7. VoIP : VoIP or Voice over Internet protocol has revolutionized telecommunication systems. Through this, telephone calls are made digitally using Internet Protocols instead of the regular analog phone lines.

Types of Network based on size

The types of network are classified based upon the size, the area it covers and its physical architecture. The three primary network categories are LAN, WAN and MAN. Each network differs in their characteristics such as distance, transmission speed, cables and cost.

1. LAN (Local Area Network) is a group of interconnected computers within a small area (room, building, campus). Two or more pc's can from a LAN to share files, folders, printers, applications and other devices.

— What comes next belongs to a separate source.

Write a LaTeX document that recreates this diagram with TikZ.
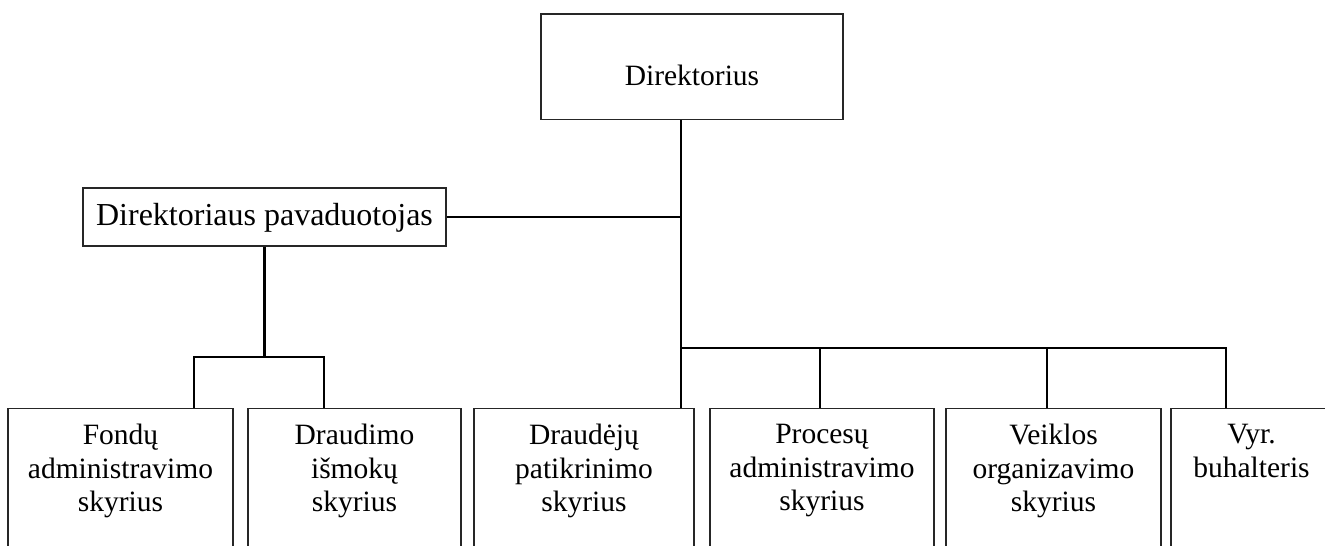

Coaxial cables are normally used for connections. Due to short distances, errors and noise are minimum. Data transfer rate is 10 to 100 mbps. Example: A computer lab in a school.

2. MAN (Metropolitan Area Network) is a design to extend over a large area. It connects number of LANs to form larger network, so that resources can be shared. Networks can be up to 5 to 50 km. Owned by organization or individual. Data transfer rate is low compare to LAN. Example: Organization with different branches located in the city.

3. WAN (Wide Area Network) is a country and worldwide network. It contains multiple LANs and MANs. It is distinguished in terms of geographical range. The network uses satellites and microwave relays as transmission medium. Data transfer rate depends upon the ISP provider and varies over the location. Best example is the internet.

Other types

WLAN (Wireless LAN) A LAN that uses high frequency radio waves for communication. It provides short range connectivity with high speed data transmission.

PAN (Personal Area Network) is a network organized by the individual user for its personal use.

 SAN (Storage Area Network) connects servers to data storage devices via fiber-optic cables.